Regime change in Kiev and Ukraine’s de-nazification are a matter of life and death for Russia. Ukraine’s partition is a poor alternative. Even if Novorossiya were to include Kharkov and Mariupol, the Banderist remnant will become even more Russophobic – and it will still include most of Ukraine, on both sides of the Dnieper. That would poison Russian-Ukrainian relations for a very long time. It makes more sense to preserve the unity of Ukraine, but to create conditions for its denazification.

Don’t expect any readiness for compromise from the U.S. They will continue to bait their protégés in Kiev to continue military operations in the east. Not right now, of course, but in the spring of 2015, when NATO rearms Ukraine’s military forces.

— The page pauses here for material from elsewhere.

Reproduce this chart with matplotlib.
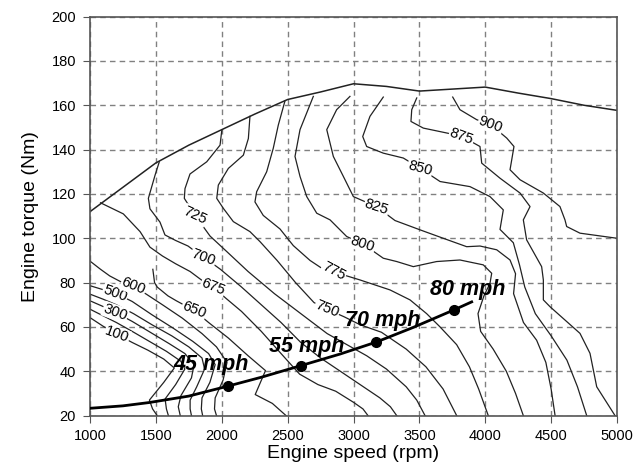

The chaos in Ukraine is a long-term condition, and this is only one part of the global strategy of the United States based on the notions of global dominance and exceptionality. Instead of calming the situation in the South China Sea, Washington will continue to encourage its Asian satellites Japan, South Korea to be tough with China. But as Obama said two years ago, the national security strategy is to retain full-spectrum dominance, to maintain the ability to counter threats worldwide, and to “confront and defeat aggression anywhere in the world.”

Meanwhile, the Hudson Institute claims that the situation in Kyrgyzstan is critical to U.S. national security, and Senator Richard Lugar of Indiana, ranking Republican on the Senate Foreign Relations Committee, says that the U.S. commitment to Moldova’s territorial integrity is essential if America is not to surrender its position in a key region to U.S. foreign policy.

So there. Ukraine, Syria, gays, lesbians, Kyrgyzstan, Moldova – all of them are among the vital interests of the one indispensable nation. Not one, not even the smallest such “interest” can ever be dropped, for – as Obama said at West Point – “that’s not leadership; that’s retreat.  That’s not strength; that’s weakness.”